Projects like the one in Chelsea could make a small but significant dent in the $31.8 billion NYCHA says it needs by 2027. At the adjacent developments, it could bring fully renovated kitchens and bathrooms and non-leaky gas lines. New elevators, heating systems and better landscaped grounds could also be possible.
Since 2012, NYCHA has publicly considered infill development at at least 38 developments. The proposals vary but each involves building some new rentals. Some projects are a mix of market rate and ‘affordable’ apartments, while others are 100 percent affordable. Mostly, the market rate development proposals call for building on parking lots and the bulk of the locations that have been considered are in high rent areas like Chelsea. In total, NYCHA could accommodate more than 58 million square feet of new development, according to an analysis by the Citizens Budget Commission, an organization that supports infill, though it isn’t looking at developing anywhere close to that much.

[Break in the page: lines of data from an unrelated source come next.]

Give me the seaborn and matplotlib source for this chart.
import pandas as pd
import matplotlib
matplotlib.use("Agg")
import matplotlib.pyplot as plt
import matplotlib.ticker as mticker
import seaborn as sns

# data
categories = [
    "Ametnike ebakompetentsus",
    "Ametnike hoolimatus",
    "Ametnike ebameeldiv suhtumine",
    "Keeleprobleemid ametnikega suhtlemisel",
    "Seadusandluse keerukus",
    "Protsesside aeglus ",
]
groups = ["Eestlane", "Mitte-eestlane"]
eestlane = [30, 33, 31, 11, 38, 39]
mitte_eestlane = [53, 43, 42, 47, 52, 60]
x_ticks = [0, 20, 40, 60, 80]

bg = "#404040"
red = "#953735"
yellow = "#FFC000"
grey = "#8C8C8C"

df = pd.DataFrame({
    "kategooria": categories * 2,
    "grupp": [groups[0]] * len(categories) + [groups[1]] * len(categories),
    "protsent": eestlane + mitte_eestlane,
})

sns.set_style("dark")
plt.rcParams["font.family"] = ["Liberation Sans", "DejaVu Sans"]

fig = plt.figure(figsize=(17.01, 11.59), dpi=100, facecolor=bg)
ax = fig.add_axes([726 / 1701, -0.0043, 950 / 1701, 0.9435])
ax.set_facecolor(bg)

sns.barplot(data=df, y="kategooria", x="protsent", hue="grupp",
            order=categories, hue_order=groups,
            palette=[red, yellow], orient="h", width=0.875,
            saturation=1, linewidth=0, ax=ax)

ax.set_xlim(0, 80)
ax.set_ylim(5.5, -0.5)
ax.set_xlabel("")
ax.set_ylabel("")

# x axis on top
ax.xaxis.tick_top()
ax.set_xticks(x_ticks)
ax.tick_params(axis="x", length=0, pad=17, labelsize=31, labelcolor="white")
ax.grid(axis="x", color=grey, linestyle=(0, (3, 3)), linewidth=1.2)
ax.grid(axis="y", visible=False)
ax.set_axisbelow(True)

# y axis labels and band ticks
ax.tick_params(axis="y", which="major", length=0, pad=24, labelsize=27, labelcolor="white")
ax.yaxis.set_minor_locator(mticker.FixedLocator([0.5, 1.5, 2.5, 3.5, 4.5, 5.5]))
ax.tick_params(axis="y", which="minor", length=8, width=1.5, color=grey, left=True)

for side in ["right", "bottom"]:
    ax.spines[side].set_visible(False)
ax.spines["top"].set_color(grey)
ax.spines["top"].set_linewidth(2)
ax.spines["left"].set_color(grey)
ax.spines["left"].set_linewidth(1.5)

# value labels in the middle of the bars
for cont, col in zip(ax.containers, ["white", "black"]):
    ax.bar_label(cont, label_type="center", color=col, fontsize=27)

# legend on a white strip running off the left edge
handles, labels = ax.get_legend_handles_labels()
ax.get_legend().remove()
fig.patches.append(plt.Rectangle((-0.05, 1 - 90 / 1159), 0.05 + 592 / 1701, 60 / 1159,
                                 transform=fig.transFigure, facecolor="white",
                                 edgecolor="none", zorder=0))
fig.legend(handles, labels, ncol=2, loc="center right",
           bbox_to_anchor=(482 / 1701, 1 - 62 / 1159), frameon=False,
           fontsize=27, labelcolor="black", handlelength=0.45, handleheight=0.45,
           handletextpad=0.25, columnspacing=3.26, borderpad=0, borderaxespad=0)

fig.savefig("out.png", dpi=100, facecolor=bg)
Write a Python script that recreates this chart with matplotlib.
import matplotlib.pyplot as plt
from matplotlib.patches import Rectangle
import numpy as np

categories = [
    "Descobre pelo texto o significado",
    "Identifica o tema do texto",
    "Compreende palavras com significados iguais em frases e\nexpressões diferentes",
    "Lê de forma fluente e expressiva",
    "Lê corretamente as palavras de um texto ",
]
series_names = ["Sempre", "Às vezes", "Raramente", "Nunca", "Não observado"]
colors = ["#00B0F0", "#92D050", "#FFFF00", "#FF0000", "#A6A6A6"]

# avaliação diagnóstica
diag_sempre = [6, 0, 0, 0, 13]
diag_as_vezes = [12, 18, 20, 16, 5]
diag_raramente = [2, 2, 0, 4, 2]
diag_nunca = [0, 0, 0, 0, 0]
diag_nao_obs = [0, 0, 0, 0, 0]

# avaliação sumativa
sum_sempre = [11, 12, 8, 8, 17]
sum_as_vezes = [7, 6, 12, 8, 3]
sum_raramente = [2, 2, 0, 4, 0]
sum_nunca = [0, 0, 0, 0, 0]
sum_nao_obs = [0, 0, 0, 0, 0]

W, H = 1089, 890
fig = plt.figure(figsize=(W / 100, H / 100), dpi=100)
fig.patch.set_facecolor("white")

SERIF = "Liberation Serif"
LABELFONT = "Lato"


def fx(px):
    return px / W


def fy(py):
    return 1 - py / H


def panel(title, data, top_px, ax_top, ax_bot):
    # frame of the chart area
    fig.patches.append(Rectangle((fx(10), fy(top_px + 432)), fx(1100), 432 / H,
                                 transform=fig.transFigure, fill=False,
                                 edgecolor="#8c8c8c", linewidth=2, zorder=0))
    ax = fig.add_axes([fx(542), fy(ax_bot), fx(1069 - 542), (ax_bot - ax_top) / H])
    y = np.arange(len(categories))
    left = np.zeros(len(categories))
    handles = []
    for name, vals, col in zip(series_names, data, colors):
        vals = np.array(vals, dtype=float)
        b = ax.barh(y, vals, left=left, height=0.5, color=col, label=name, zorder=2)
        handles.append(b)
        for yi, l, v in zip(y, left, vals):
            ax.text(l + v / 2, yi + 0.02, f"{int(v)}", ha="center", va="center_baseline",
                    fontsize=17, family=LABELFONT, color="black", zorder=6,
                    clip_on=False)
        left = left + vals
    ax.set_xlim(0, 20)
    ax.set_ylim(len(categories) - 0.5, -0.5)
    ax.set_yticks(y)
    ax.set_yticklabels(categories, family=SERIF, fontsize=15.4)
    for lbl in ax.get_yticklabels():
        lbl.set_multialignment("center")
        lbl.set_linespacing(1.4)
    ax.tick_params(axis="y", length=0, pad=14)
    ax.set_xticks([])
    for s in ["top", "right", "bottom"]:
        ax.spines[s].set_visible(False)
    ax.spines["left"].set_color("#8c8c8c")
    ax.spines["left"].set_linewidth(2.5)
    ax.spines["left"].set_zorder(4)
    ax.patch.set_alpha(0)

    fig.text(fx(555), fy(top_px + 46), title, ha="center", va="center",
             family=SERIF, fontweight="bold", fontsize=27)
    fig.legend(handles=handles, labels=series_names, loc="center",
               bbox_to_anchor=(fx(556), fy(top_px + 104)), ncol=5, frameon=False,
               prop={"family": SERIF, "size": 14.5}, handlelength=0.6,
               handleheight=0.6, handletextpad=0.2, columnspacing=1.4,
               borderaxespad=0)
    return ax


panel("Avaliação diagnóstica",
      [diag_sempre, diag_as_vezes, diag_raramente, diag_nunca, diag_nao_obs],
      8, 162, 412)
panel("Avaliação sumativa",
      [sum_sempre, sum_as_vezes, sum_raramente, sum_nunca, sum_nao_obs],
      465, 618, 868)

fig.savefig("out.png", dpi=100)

Overall NYCHA has said it expects to raise $2 billion from its Build To Preserve program which encompasses infill development projects. It’s difficult to say if that number is realistic or not because it is unclear how many deals NYCHA intends to do, or what the unique revenue potential or each deal, shaped by multiple factors, from the number of affordable units and the levels of rent to the way financing is structured.
It is not even clear that the limited number of infill deals NYCHA has pursued will come to fruition.
Since announcing a revised infill plan as part of a turnaround plan last fall, NYCHA has narrowed its scope. A representative tells City Limits that projects at just three properties are still active: Fulton Houses, Holmes Towers and Wyckoff Gardens. Mayor Bill de Blasio’s original infill plan called for development on six sites, but the housing authority removed both Cooper Park in Williamsburg and Harborview Terrace in Hell’s Kitchen from consideration for infill this spring and there has been word on development at La Guardia Houses since an April meeting with tenants. It is listed as a site under consideration for development in NYCHA’s most recent annual filings.
Each ongoing project faces obstacles. Tenants and advocates have been vocal about their opposition to the Fulton Houses plan which NYCHA had hoped to move quickly with, calling out elected officials on social media and spurring the creation of a working group that has met regularly this fall. Until just last week, NYCHA faced a suit by Manhattan Borough President Gale Brewer which sought to require that all infill projects to go through the city’s Uniform Land Use Review Process (ULURP). Facing the lawsuit, NYCHA said it was abandoning its original plan for Holmes Towers this spring, and now plans to propose a revised project.
NYCHA hasn’t reached out to Wyckoff Gardens residents for many months, according to Shatia Strother, program coordinator at Families United for Racial and Economic Equality or FUREE, who has worked with Wyckoff Gardens tenants, but residents there were not supportive when a plan for their development was unveiled in early 2018.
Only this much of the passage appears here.